¿Amor fraternal? No, gracias
La segunda de mis conocidas por Internet, ya avecindado en Cuernavaca, resultó ser una mujer muy interesante. Sus cartas me hacían reír y revelaban una mentalidad sui generis, muy inteligente y con amplia cultura. Dedicamos algunas semanas a ese intercambio meramente escrito hasta que un día me dijo que iba a venir a Cuernavaca (ella vivía en la Ciudad de México) por algunos asuntos y que, si yo quería, podríamos aprovechar para vernos.
Yo estaba más que encantado con la oportunidad de perder la virtualidad con ella, así que organicé mi trabajo para darme tiempo de comer con ella. El asunto que la traía a Cuernavaca era un curso que estaba dando sobre una extraña técnica de avance espiritual, pero eso no me importó mucho. Pasé por ella al instituto donde impartía sus clases y, cada quien en su coche, nos fuimos a un restaurante.
Tengo que confesar que mi primera impresión al verla no fue muy buena. Digamos que físicamente no era exactamente como me gustan, pero, ¡qué caray!, su forma de ser me resultaba muy atractiva, así que hice a un lado esa objeción tan mezquina.
Quizá por el hecho de ser la primera vez que nos veíamos, ella estuvo muy seria, muy lejos de la imagen que proyectaba en sus cartas. Incluso llegué a sospechar que alguien más se les estuviera escribiendo, porque no aparecía por ningún lado la chispa, el humor y los comentarios sarcásticos de que hacía gala por escrito.
Después de esa vez en Cuernavaca nos volvimos a ver varias veces en México, para ir al cine, para ir a comer o salir a algún lado. Recuerdo con particular agrado una tarde que pasamos en el bazar de San Ángel, después de haber comido en un restaurante hindú de las cercanías. Ver chucherías en su compañía me pareció lo más cercano a la dicha que había experimentado en mucho tiempo. Y en esa ocasión pensé seriamente que con ella sí podría llegar a algo más que una buena amistad.
Esta mujer era muy perceptiva, supongo, y algo me ha de haber captado esa vez. El caso fue que poco después, en nuestro acostumbrado intercambio epistolar, ella dejó muy en claro que no estaba en plan de entablar ninguna relación seria. Y para remachar el clavo, agregó que ella podría ser como “una hermana”, nada más. A mí se me cayó la moral al suelo pues, como dije, ya estaba pensando en que las cosas podrían llegar mucho más lejos. Durante varios días traje rumiando esa carta, sin decidir si contestarla o dejarla sin respuesta. Hasta que finalmente pudo más el despecho y le escribí una carta de despedida en la que le aclaraba que poco podía interesarme en tener una hermana más, cuando ya tenía tres. No me volvió a escribir.

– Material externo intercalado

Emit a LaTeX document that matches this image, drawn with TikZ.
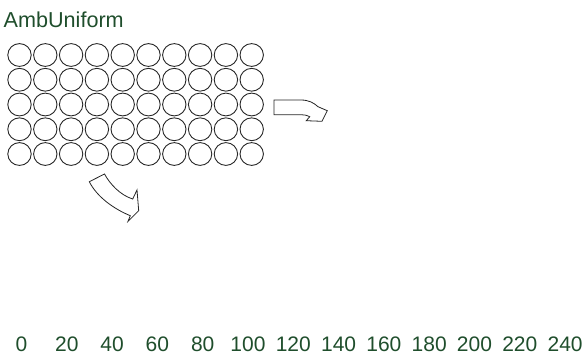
\documentclass[tikz,border=0pt]{standalone}
\usepackage{fontspec}
\setmainfont{Liberation Sans}
\usepackage{tikz}
\definecolor{labelgreen}{HTML}{1F4E2C}
\tikzset{
	label text/.style={text=labelgreen, inner sep=0pt, anchor=base, font=\fontsize{21}{24}\selectfont},
	ring/.style={line width=0.9pt, color=black!85},
	bend arrow/.style={line width=0.8pt, color=black!85, line join=miter}
}

\begin{document}
\begin{tikzpicture}[x=1pt, y=-1pt]
			%%%%% START %%%%%
			
			\useasboundingbox (0, 0) rectangle (588, 360);
			
			\node[label text, anchor=base west, font=\fontsize{21.6}{24}\selectfont] (title) at (3.5, 27.3) {AmbUniform};
			
			\foreach \row in {0,...,4}
				\foreach \col in {0,...,9}
					\draw[ring] (19.5+25.8*\col, 55+24.75*\row) ellipse (11.7 and 11.4);
			
			\draw[bend arrow] (274, 100) -- (301, 100) .. controls (309, 100) and (314, 103) .. (318, 106.7)
				-- (327.3, 110.7) -- (322, 121.3) -- (306.3, 120.7) -- (309.7, 116.7)
				.. controls (306, 115) and (304, 114.7) .. (301, 114.7) -- (274, 114.7) -- cycle;
			
			\draw[bend arrow] (89.3, 181.7) -- (104.5, 174) .. controls (110, 184) and (120, 195) .. (132.7, 199)
				-- (137, 190) -- (138.7, 210.7) -- (128, 221.3) -- (130.3, 215.7)
				.. controls (114, 209) and (97, 197) .. (89.3, 181.7) -- cycle;
			
			\foreach \val [count=\i from 0] in {0,20,...,240}
				\node[label text] (tick\val) at (21.5+45.3*\i, 351.5) {\val};
			
			%%%%% END %%%%%
\end{tikzpicture}
\end{document}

Mi historia con ella no paró en eso. Tiempo después, no recuerdo si tres o cuatro años, aunque pudieron haber sido cinco, ojeando otro catálogo de soledades me vine a topar con una ficha por demás interesante. Y la foto que la ilustraba era bastante atractiva, así que me decidí a escribirle. Claro, era la misma aspirante a hermana, sólo que ahora con el pelo más largo. Ella sí me reconoció, cosa que me hizo notar, muerta de risa, en su respuesta. Pero en esa ocasión ya no nos volvimos a ver. La cosa se limitó a un breve intercambio epistolar, prontamente trasladado al chat, donde platicábamos las raras veces que llegábamos a coincidir. Pero ya no mantuve el mismo interés que antes, primero por la cuestión del incesto pero también porque para entonces ella ya estaba clavadísima en sus cursos de espiritualidad, tema que llegó a hartarme.
No sé si esta historia tenga moraleja. Ahí les encargo, si la llegan a encontrar, que me la expliquen. Para mí fue más bien desmoralizador y sentí que, habiendo llegando al mismo punto de partida de años atrás, era tiempo de olvidarme del empeño de buscarle por ese lado.